Prosecutors yesterday dismissed charges against a Redwood City special education teacher accused of abusing two developmentally challenged 4-year-old boys in her care after school aides who made the allegations backed off their claims.
"Their testimony was essential to the provability of the case," said District Attorney Steve Wagstaffe. "That was the key component."
Alexia Alika Bogdis, 43, of Millbrae was charged with five counts of child cruelty and four counts of battery on school grounds. She had pleaded not guilty and was due to stand trial in December but instead prosecutors Thursday asked a judge to drop the case.
Wagstaffe said the former school employees who accused Bogdis softened their accusations during subsequent interviews and there is no independent evidence Bogdis injured any child. The aides, who have since been fired for not reporting their suspicions to school authorities, were given immunity by the prosecution so they could not be charged with violating their duty as mandated reporters. In recent interviews, the aides said what they told police was "not precisely what we meant," Wagstaffe said.
Bogdis, who has been free on a $15,000 bail bond, has been on administrative leave from Roosevelt Elementary School where she worked and has a court order barring her from campus, its employees and all students.
Bogdis, a five-year employee of the district, was accused of slapping a student, twisting a student's wrist and kicking the back of a chair, causing a desk to move forward and strike a student. She was also accused of depriving a child of food and kicking a child in the stomach.

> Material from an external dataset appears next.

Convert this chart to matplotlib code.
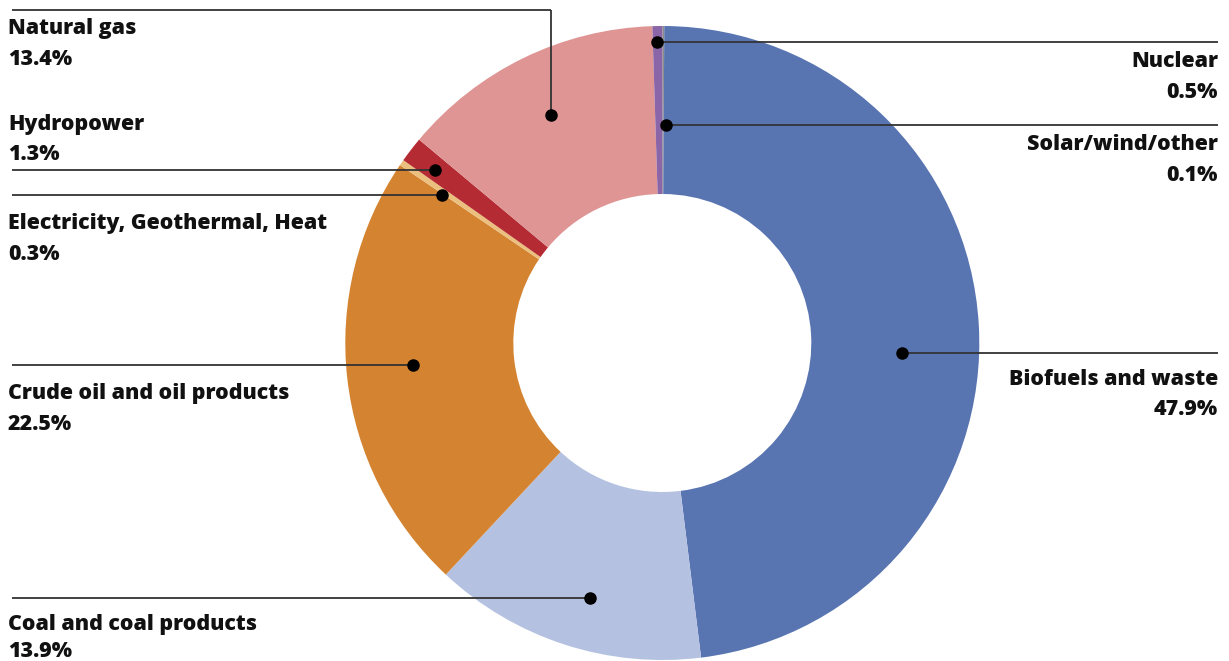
import numpy as np
import matplotlib
matplotlib.use("Agg")
import matplotlib.pyplot as plt

# ---- data ----
categories = ["Solar/wind/other", "Biofuels and waste", "Coal and coal products",
              "Crude oil and oil products", "Electricity, Geothermal, Heat",
              "Hydropower", "Natural gas", "Nuclear"]
shares = [0.1, 47.9, 13.9, 22.5, 0.3, 1.3, 13.4, 0.5]
colors = ["#8c8c8c", "#5874B1", "#B5C1E1", "#D48431", "#EBC07E",
          "#B52B34", "#DE9594", "#8A66A8"]

# ---- layout (pixel coordinates, y measured from top) ----
W, H = 1229, 661
CX, CY = 662.3, 343.0
R_OUT, R_IN = 317.0, 149.0
# dot anchors in polar form (angle deg, radius px)
anchor_polar = {
    "Solar/wind/other": (89.0, 218),
    "Biofuels and waste": (-2.4, 239.6),
    "Coal and coal products": (-105.8, 265.3),
    "Crude oil and oil products": (185.0, 250.3),
    "Electricity, Geothermal, Heat": (146.1, 265.6),
    "Hydropower": (142.7, 285.6),
    "Natural gas": (116.0, 253.7),
    "Nuclear": (91.07, 301),
}
# side, line y (None -> at dot), text baselines (name, value)
label_layout = {
    "Natural gas": ("left", 10, 34, 65),
    "Hydropower": ("left", None, 130, 160),
    "Electricity, Geothermal, Heat": ("left", None, 229, 260),
    "Crude oil and oil products": ("left", None, 399, 430),
    "Coal and coal products": ("left", None, 630, 657),
    "Nuclear": ("right", None, 67, 98),
    "Solar/wind/other": ("right", None, 150, 181),
    "Biofuels and waste": ("right", None, 385, 415),
}
X_LEFT_LINE, X_RIGHT_LINE = 12, 1218
X_LEFT_TEXT, X_RIGHT_TEXT = 8, 1218

fig = plt.figure(figsize=(W / 100, H / 100), dpi=100)
ax = fig.add_axes([0, 0, 1, 1])

ax.pie(shares, colors=colors, startangle=90, counterclock=False,
       center=(CX, H - CY), radius=R_OUT,
       wedgeprops=dict(width=R_OUT - R_IN, linewidth=0))

font = dict(family=["Open Sans", "DejaVu Sans"], weight=800, size=15.4, color="#111111")
line_kw = dict(color="#333333", lw=1.3, solid_capstyle="butt", zorder=3)

for cat, val in zip(categories, shares):
    ang, r = anchor_polar[cat]
    dx = CX + r * np.cos(np.radians(ang))
    dy = H - (CY - r * np.sin(np.radians(ang)))
    side, ly, b1, b2 = label_layout[cat]
    if ly is None:
        ly_d = dy
    else:
        ly_d = H - ly
        ax.plot([dx, dx], [dy, ly_d], **line_kw)
    if side == "left":
        ax.plot([X_LEFT_LINE, dx], [ly_d, ly_d], **line_kw)
        tx, ha = X_LEFT_TEXT, "left"
    else:
        ax.plot([dx, X_RIGHT_LINE], [ly_d, ly_d], **line_kw)
        tx, ha = X_RIGHT_TEXT, "right"
    ax.plot([dx], [dy], "o", color="black", ms=8, zorder=4)
    ax.text(tx, H - b1, cat, ha=ha, va="baseline", **font)
    ax.text(tx, H - b2, f"{val}%", ha=ha, va="baseline", **font)

ax.set_xlim(0, W)
ax.set_ylim(0, H)
ax.set_aspect("auto")
ax.axis("off")
fig.savefig("out.png", dpi=100)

A representative of the Redwood City Elementary School District could not be reached for comment on the case or Bogdis' possible reinstatement.
The attorney representing the family of one of the boys also could not be reached.
Bogdis was arrested in February 2012 and Wagstaffe conceded the time between then and the case's dismissal was "unfortunately long."
Wagstaffe said he is disappointed in the dismissal but the prosecution's hands are tied without the aides standing by their original stories.
Meanwhile, multiple lawsuits were filed stemming from the case, including one by the parent of one boy and the others from the five aides who lost their jobs and are seeking to recoup their lost income, legal fees and clean employee records. One worker's suit claims the proceedings leading up to their firing were unfair and that the aides had compiled a log of suspicious behavior by Bogdis which was given to the district in February 2012.
After Bogdis' arrest, the district increased the resources available to all staff regarding mandated child abuse reporting and mandated online training.